2017-02-04 12:56:00

Usa. Giudici federali contro Trump su migranti. Nuovo stop negli Usa


Continua il braccio di ferro tra il Presidente Usa Trump e la giustizia federale, in merito alle restrizioni imposte a cittadini di sette Paesi a maggioranza musulmana che stanno sollevando polemiche in tutta il mondo. Un giudice di Seattle - è il terzo finora - ha sospeso temporaneamente il divieto considerandolo dannoso per lo Stato di Washington. È la prima sentenza a giudicare la costituzionalità del divieto in senso lato con valenza quindi nazionale. Trump ha già annunciato ricorso. Ma qual è la valenza effettiva dei giudici sulla politica del Presidente? Gabriella Ceraso lo ha chiesto a Elisabetta de Franciscis docente di Diritto costituzionale comparato all’Università Federico II di Napoli:

 R. – I giudici federali, di fatto, sono la speranza per scardinare una sua decisione, in quanto sono i garanti della costituzionalità delle azioni. È chiaro che il Presidente cercherà di fare appello, basandosi sul suo potere-dovere di difendere la sicurezza nazionale. In quel caso la parola sarà della Corte Suprema, attualmente pro-Presidente.

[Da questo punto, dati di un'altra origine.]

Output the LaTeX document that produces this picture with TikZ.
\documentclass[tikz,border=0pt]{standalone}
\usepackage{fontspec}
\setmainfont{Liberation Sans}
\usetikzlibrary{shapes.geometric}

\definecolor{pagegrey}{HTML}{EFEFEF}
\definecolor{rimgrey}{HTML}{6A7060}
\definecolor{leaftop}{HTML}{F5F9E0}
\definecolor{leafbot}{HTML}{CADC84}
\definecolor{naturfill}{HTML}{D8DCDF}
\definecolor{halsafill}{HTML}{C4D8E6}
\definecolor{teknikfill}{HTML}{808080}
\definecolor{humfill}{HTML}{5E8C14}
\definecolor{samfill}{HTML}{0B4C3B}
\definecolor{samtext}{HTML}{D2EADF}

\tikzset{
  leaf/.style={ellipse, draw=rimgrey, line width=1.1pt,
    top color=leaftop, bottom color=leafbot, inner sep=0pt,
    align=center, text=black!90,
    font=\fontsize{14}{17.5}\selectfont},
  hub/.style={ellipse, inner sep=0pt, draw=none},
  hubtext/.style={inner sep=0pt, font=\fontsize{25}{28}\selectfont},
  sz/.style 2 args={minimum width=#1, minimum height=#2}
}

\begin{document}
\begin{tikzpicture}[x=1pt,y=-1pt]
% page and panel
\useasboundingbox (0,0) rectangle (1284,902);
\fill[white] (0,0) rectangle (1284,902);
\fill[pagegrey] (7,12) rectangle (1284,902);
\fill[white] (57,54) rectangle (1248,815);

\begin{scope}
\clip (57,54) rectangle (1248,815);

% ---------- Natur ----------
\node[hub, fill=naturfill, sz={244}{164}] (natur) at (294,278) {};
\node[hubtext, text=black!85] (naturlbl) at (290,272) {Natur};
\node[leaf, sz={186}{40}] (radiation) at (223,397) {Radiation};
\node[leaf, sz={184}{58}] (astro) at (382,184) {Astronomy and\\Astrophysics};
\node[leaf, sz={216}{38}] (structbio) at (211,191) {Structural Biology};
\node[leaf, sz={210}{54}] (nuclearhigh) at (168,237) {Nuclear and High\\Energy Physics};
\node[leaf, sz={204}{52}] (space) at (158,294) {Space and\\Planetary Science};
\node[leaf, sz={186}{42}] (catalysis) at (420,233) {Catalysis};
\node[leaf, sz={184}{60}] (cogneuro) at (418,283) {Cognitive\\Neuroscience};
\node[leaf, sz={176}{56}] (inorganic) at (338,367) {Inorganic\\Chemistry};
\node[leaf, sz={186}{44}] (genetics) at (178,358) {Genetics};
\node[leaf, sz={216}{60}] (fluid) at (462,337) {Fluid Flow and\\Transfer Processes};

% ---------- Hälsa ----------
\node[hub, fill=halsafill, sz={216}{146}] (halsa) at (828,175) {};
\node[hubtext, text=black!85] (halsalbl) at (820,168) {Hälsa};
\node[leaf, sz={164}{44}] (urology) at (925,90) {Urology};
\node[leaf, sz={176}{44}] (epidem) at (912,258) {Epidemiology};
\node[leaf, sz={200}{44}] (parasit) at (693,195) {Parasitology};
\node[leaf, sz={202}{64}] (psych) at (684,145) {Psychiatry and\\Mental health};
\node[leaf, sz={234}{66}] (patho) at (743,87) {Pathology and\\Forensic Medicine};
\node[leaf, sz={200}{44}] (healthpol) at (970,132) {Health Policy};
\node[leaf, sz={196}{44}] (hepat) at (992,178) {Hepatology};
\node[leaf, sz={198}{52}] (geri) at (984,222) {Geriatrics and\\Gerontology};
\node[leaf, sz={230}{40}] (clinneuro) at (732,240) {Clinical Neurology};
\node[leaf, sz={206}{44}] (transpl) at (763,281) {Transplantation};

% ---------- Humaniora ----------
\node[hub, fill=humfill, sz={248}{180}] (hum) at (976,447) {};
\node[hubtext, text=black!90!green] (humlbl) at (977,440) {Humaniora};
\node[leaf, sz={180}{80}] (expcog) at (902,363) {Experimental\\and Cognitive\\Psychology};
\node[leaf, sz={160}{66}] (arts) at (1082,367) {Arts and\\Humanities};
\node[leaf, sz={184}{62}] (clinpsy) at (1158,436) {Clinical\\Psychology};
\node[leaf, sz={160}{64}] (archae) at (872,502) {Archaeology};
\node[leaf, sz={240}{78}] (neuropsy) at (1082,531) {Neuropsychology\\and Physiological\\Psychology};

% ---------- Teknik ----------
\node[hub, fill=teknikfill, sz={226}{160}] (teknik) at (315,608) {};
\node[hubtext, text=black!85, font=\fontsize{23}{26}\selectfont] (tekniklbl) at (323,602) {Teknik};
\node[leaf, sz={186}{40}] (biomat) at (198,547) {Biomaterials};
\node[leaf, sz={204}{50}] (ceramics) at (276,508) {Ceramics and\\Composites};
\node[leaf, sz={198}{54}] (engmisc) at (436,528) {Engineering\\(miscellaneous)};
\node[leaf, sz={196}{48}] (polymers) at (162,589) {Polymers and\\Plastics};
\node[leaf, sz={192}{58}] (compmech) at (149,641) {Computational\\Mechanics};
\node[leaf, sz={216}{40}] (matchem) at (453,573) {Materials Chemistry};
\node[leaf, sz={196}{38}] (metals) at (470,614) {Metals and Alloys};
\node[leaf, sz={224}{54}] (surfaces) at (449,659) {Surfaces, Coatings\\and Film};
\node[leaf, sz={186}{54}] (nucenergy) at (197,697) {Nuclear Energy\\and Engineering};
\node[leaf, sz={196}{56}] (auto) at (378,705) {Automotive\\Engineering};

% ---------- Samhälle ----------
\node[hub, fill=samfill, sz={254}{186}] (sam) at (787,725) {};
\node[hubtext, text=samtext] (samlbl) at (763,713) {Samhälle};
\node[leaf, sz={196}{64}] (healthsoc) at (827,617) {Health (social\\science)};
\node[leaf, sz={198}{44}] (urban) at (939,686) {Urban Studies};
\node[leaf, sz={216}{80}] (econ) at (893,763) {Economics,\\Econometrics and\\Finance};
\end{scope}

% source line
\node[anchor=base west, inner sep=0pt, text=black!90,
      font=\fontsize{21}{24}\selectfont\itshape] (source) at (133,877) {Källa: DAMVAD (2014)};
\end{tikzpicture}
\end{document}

D. - Si è mai verificata una situazione del genere di scontro così frontale?

R. – Sì, ce ne sono state parecchie. La più recente è quella contro George Bush sulla questIone di Guantanámo; la stessa Corte Suprema, in quel caso, bloccò tutte le azioni del Presidente, dichiarandole incostituzionali perché negavano i diritti umani. Ma nel passato ce ne sono state con Franklin Delano Roosevelt, con il Presidente, a cui si ispira tra l’atro Trump, Andrew Johnson che arrivò addirittura a subire due processi di messa in stato di accusa in seguito alla resistenza dei tribunali federali. Quindi gli scontri ci sono stati.

D. - E la Corte Suprema, in base a che cosa decide? Il parere contrario di tanti giudici federali ha un peso?

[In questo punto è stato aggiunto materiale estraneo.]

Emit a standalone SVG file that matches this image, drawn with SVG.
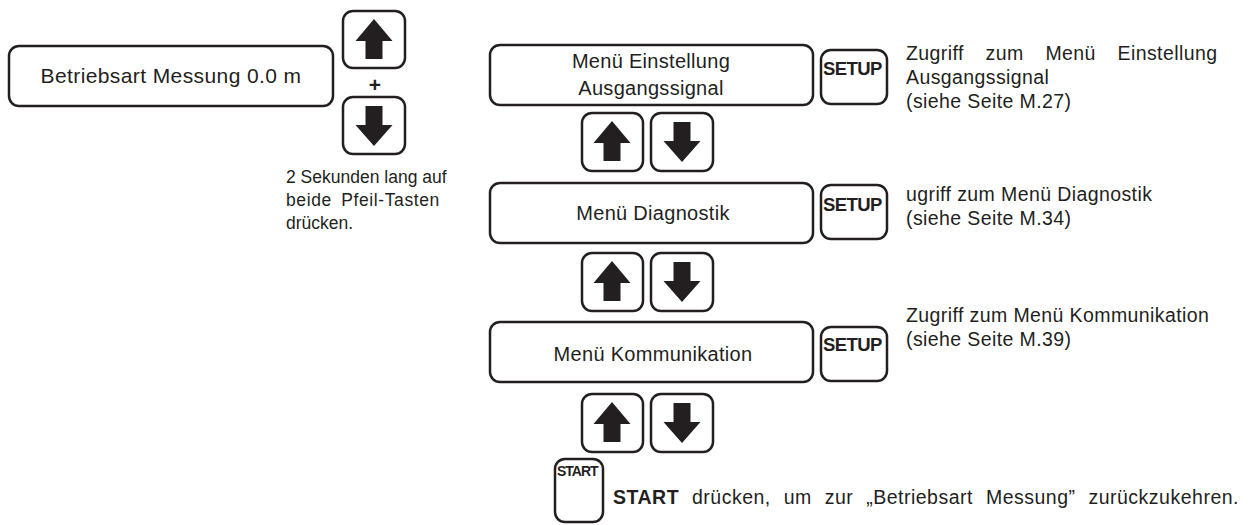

R. - Certamente la Corte non potrà ignorarlo; dovrà valutare tra il dovere del Presidente di difendere la nazione e la negazione dei diritti umani. La negazioni dei diritti di solito deve avvenire con una legge speciale del Congresso; questa legge non c’è stata e che io sappia il Congresso non l’ha calendarizzata. Quindi la Corte dovrà bilanciare: probabilmente, se si mantiene equilibrata dovrebbe pronunciarsi su un eccesso di potere del Presidente. Ma comunque dovrà prendere in considerazione la reazione mondiale e quella dell’Onu, che so che si sta preparando a reagire.

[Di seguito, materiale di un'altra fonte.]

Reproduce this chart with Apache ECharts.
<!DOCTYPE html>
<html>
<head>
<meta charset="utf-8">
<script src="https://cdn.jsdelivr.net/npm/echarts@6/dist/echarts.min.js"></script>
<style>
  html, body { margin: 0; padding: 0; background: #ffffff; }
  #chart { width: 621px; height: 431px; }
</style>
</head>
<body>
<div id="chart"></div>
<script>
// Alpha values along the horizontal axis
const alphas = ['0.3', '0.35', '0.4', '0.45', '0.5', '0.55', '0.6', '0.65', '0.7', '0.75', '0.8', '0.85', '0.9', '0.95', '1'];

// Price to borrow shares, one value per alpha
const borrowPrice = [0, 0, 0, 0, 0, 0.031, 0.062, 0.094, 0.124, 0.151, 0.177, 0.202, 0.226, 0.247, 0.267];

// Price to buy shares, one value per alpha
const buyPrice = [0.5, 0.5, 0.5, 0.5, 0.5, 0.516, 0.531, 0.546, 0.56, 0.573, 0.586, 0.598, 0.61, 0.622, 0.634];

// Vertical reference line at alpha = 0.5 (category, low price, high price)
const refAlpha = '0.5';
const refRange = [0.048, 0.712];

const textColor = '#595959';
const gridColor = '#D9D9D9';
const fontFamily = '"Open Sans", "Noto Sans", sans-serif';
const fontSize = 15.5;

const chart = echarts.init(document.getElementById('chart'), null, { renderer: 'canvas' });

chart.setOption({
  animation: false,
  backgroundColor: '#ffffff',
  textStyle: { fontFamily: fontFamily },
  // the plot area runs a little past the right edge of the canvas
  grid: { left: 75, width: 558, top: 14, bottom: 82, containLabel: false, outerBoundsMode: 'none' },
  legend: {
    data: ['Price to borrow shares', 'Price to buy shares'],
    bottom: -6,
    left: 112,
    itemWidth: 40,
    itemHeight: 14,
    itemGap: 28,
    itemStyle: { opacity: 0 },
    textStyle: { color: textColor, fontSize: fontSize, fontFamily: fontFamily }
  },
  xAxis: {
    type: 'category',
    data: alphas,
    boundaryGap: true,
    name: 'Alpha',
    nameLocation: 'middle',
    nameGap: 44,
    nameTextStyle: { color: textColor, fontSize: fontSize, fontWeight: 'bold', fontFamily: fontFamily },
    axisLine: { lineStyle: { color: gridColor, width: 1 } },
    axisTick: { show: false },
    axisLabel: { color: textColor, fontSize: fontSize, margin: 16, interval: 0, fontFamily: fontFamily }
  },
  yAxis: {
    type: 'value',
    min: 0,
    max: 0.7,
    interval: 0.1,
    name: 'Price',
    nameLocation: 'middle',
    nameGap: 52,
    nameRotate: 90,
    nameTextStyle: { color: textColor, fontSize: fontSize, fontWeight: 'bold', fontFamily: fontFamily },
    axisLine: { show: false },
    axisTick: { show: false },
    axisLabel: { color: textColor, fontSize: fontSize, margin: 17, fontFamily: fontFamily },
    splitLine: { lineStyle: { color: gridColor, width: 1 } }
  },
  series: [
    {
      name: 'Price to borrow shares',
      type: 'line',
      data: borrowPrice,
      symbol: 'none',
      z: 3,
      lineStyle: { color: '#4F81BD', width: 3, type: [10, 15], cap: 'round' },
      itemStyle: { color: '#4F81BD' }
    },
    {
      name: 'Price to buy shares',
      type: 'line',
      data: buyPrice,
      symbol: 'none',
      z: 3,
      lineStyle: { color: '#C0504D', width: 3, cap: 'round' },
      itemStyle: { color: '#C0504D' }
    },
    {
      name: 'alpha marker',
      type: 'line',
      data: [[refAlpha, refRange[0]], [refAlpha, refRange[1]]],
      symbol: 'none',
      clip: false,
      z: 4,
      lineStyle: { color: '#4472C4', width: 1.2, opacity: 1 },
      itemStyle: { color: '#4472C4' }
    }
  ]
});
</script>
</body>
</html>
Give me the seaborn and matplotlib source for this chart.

D. - Già oggi c’è stato un caso di una bambina iraniana molto malata, la cui famiglia era stata prima bloccata in ingresso, perché l’Iran è nella lista che Trump ha stilato, poi è stata ammessa per essere operata in un ospedale di Manhattan. Questo episodio a livello giuridico ha un valore?

R. - Crea un precedente di sospensione, quindi casi simili dovrebbero subire la stessa “fortunata” situazione. Io credo che più di una ricaduta giuridica, questi casi individuali, anche quelli dei giudici che sospendono, avranno una ricaduta politica, nel senso di svegliare un po’ le coscienze sulla gravità e l’eccesso di ricorso ai poteri esecutivi che già in queste prime settimane il Presidente Trump ha dimostrato voler usare.

D. - Qual è il suo parere da giurista, da studiosa su quanto sta accadendo?

R. - Da giurista, questo ricorso ai poteri esecutivi mi sembra eccessivo e non necessario. Trovo la sospensione dei diritti umani di una gravità infinita per una nazione che comunque fa parte dell’Onu ed ha firmato tutti i documenti sui diritti. Non è la prima volta che accade negli Stati Uniti e, come dicevo, di solito è proprio l’organo giudiziario che riporta equilibrio. Quindi bisognerà vedere. Da quello che leggo, si stanno svegliando le coscienze, si stanno risvegliando le organizzazioni, c'è a mio parere un tentativo di ripristinare le cose.